I cannot claim to share Houck’s passion for birds and bunnies and the mysteries of nature. I did write a book about an endangered ecosystem, and I like the outdoors, but mostly for playing tennis. I am basically an armchair conservationist, from the school that does not like plunderers or the politicians that do their bidding, and prefers that our planet should continue to support human life. But Houck’s hypnotic prose, sporadically interrupted by sudden bursts of moral indignation, made me wish I had attended sunset school. A walk in the woods in Jefferson Parish reminds him of the one time in a quarter of a century of meandering that he got a ticket for failing to leash his dog, which evokes the ugly history of selective law enforcement in those parts, which somehow leads back to his childhood, when he and his brother set a fire that burned out of control and nearly blew up a gas station. And then the twist:
Still, I try to imagine a world in which the adults in charge have never made a fire from scratch or been out in the woods at all except when accompanied by a qualified guide. It seems bleak. I try to believe that this new breed of woods-less people will take care of the natural world anyway, but I don’t see why they would. If you don’t feel something then it does not come up on your radar. I see people like this every day who probably think I am from another planet, and they are right. My planet is called earth.

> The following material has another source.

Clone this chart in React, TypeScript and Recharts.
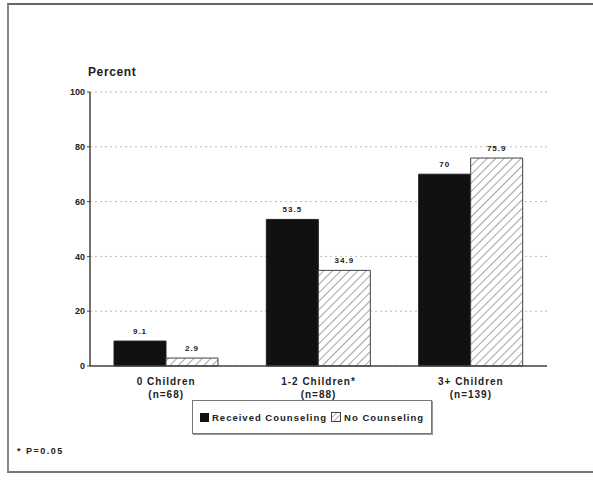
import React from 'react';
import { BarChart, Bar, XAxis, YAxis, CartesianGrid, LabelList } from 'recharts';

const categories = ['0 Children', '1-2 Children*', '3+ Children'];
const sampleSizes = ['(n=68)', '(n=88)', '(n=139)'];
const received = [9.1, 53.5, 70];
const noCounseling = [2.9, 34.9, 75.9];
const yTicks = [0, 20, 40, 60, 80, 100];

const data = categories.map((c, i) => ({
  name: c,
  n: sampleSizes[i],
  received: received[i],
  none: noCounseling[i],
}));

const FONT = '"Liberation Sans", Arial, sans-serif';

const XTick = (props: any) => {
  const { x, y, payload, index } = props;
  return (
    <g transform={`translate(${x},${y})`}>
      <text x={0} y={11} textAnchor="middle" fontSize={10} fontWeight="bold" fontFamily={FONT} fill="#222" letterSpacing={1}>
        {payload.value}
      </text>
      <text x={0} y={24} textAnchor="middle" fontSize={10} fontWeight="bold" fontFamily={FONT} fill="#222" letterSpacing={1}>
        {sampleSizes[index]}
      </text>
    </g>
  );
};

const labelStyle = { fontSize: 8, fontWeight: 'bold', fontFamily: FONT, fill: '#222', letterSpacing: 1 } as any;

export default function App() {
  return (
    <div style={{ position: 'fixed', left: 0, top: 0, width: 593, height: 482, background: '#fff', fontFamily: FONT }}>
      <div style={{ position: 'absolute', left: 7, top: 3, width: 586, height: 466, borderTop: '2px solid #666', borderLeft: '2px solid #888', borderBottom: '2px solid #777' }} />
      <div style={{ position: 'absolute', left: 88, top: 65, fontSize: 12, fontWeight: 'bold', color: '#222', letterSpacing: 0.6 }}>Percent</div>
      <BarChart
        width={593}
        height={482}
        data={data}
        margin={{ top: 92, right: 46, bottom: 0, left: 0 }}
        barGap={0}
        barSize={52}
        style={{ position: 'absolute', left: 0, top: 0 }}
      >
        <defs>
          <pattern id="hatch" patternUnits="userSpaceOnUse" width="6" height="6" patternTransform="rotate(45)">
            <rect width="6" height="6" fill="#fff" />
            <line x1="0" y1="0" x2="0" y2="6" stroke="#666" strokeWidth="1.2" />
          </pattern>
        </defs>
        <CartesianGrid vertical={false} strokeDasharray="2 3" stroke="#bbb" />
        <XAxis
          dataKey="name"
          height={116}
          tick={<XTick />}
          tickLine={false}
          axisLine={{ stroke: '#444', strokeWidth: 1.5 }}
          interval={0}
        />
        <YAxis
          width={90}
          domain={[0, 100]}
          ticks={yTicks}
          tickSize={3}
          tickLine={{ stroke: '#444' }}
          axisLine={{ stroke: '#444', strokeWidth: 1.5 }}
          tick={{ fontSize: 9, fontWeight: 'bold', fontFamily: FONT, fill: '#222' }}
        />
        <Bar dataKey="received" fill="#111" stroke="#222" isAnimationActive={false}>
          <LabelList dataKey="received" position="top" offset={7} style={labelStyle} />
        </Bar>
        <Bar dataKey="none" fill="url(#hatch)" stroke="#444" isAnimationActive={false}>
          <LabelList dataKey="none" position="top" offset={7} style={labelStyle} />
        </Bar>
      </BarChart>
      <div style={{ position: 'absolute', left: 192, top: 400, width: 240, height: 34, border: '1px solid #777', boxShadow: '1px 1px 0 #999', display: 'flex', alignItems: 'center', paddingLeft: 7, boxSizing: 'border-box', fontSize: 9.5, fontWeight: 'bold', color: '#222', letterSpacing: 1 }}>
        <span style={{ display: 'inline-block', width: 9, height: 9, background: '#111', marginRight: 3 }} />
        <span style={{ marginRight: 4 }}>Received Counseling</span>
        <svg width={10} height={10} style={{ marginRight: 3 }}>
          <defs>
            <pattern id="hatchL" patternUnits="userSpaceOnUse" width="4" height="4" patternTransform="rotate(45)">
              <rect width="4" height="4" fill="#fff" />
              <line x1="0" y1="0" x2="0" y2="4" stroke="#666" strokeWidth="1" />
            </pattern>
          </defs>
          <rect x={0.5} y={0.5} width={9} height={9} fill="url(#hatchL)" stroke="#444" />
        </svg>
        <span>No Counseling</span>
      </div>
      <div style={{ position: 'absolute', left: 17, top: 446, fontSize: 9, fontWeight: 'bold', color: '#222', letterSpacing: 1.5 }}>* P=0.05</div>
    </div>
  );
}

I am not saying that this is a perfect book. It gets off to an unfortunately slow start, with a bewildering chapter about that motorcycle sculpture, and then an unhelpful and uncharacteristically self-indulgent chapter about a TV interview that Houck was invited to do before the Super Bowl. Please keep reading. It gets a lot better quickly.
My only other complaint with Down on the Batture is its cursory treatment of the great cause of Houck’s life: the outrageous and ongoing disappearance of the Louisiana coast. More than 2,000 square miles of its marshlands, swamplands, and barrier islands have eroded into the Gulf of Mexico: gone, poof, wow. It is a national emergency; but since the destruction has been gradual and has failed to cover any pelicans in oil, it does not get much media coverage, although McPhee did quote Houck two decades ago warning that “the coast is sinking out of sight.” I have myself quoted Houck on the topic as well; and since by now I probably sound like his cousin or his publicist, I should say that I have only met him a couple times, although we have some mutual friends and common interests.
Especially this one. The erasure of southern Louisiana is a genuine ecological catastrophe—unlike the over-hyped BP oil spill, which has not done much ecological damage—and a human one as well. Those lost wetlands once provided spawning grounds for the region’s seafood industry; and even more important, they provided hurricane protection for coastal communities. Katrina wouldn’t have had a chance of drowning New Orleans if it had to travel over twenty miles of land to get there. But after gliding over open water—and a misbegotten Army Corps canal that ushered it into the Big Easy—even Katrina’s relatively modest surge managed to topple the city’s flimsy Army Corps floodwalls.
Houck devotes a brutally entertaining chapter to the oil industry, one of the two major culprits behind the ongoing disaster, noting that every inch of its 5,000 miles of canal is “a rip through the living tapestry of the coast, death by five thousand blows.” He then supplies some useful context:
The state’s coastal wetlands campaign, whose signature photo is an egret perched on a petroleum platform, is funded by Shell Oil and makes no mention of oil and gas harm to the zone. Nor does the Shell exhibit at the aquarium downtown, which features fish around an oil rig. The state and the oil and gas industry have joined forces to persuade Congress that the American taxpayer should pay to put our Humpty Dumpty back together again. No suggestion is made of a contribution from the industry, the largest member of which cleared thirty-six billion dollars in profits last year, with four others close behind. And whose major damage here, by this late date, is incontestable. Instead, Shell sponsors Jazz Fest.
But as Houck knows better than just about anyone else, the American taxpayer should help pay to fix Humpty Dumpty as well, because the other major culprit is our very own Army Corps of Engineers. Its navigation canals have helped to shred that living tapestry of marshes, and more importantly, its manhandling of the Mississippi has starved the coast of the sediment it needs to survive. The control of nature, as the Corps proves every day, has consequences. The river’s natural deltaic processes built southern Louisiana; thanks in part to a tenacious attorney named Oliver Houck, the Atchafalaya still retains some of its natural functions, and is still building land along the coast. But the dammed and straitjacketed Mississippi carries only a fraction of its original silt, and its wonderfully efficient navigation channel whisks most of that silt out to the Gulf. That is why New Orleans has sunk below sea level. That is why a football field worth of wetlands sinks into the sea every half hour—and over two hundred square miles worth during Katrina and Rita.
Houck knows all of this better than I do. But he does not mention it in his Katrina chapter, which he devotes to some fairly dull diary entries. At one point he does mention it, but only in passing:
Whether the Corps can rework its former canal and levee projects in a way that restores a sinking Louisiana, and whether we will allow them to, given all the competing dependencies that cling to these projects like vines, is the biggest question Hurricane Katrina left behind. We do not even have the answers on paper yet.
We still don’t.
Perhaps Houck was too modest to use this book to recapitulate his distinguished career as an attorney. But it is now clear that he is not just coastal Louisiana’s legal and intellectual advocate. He is also its bard. His next assignment is to put its answers on paper.
Michael Grunwald, a senior national correspondent for Time Magazine, is the author of The Swamp: The Everglades, Florida and the Politics of Paradise.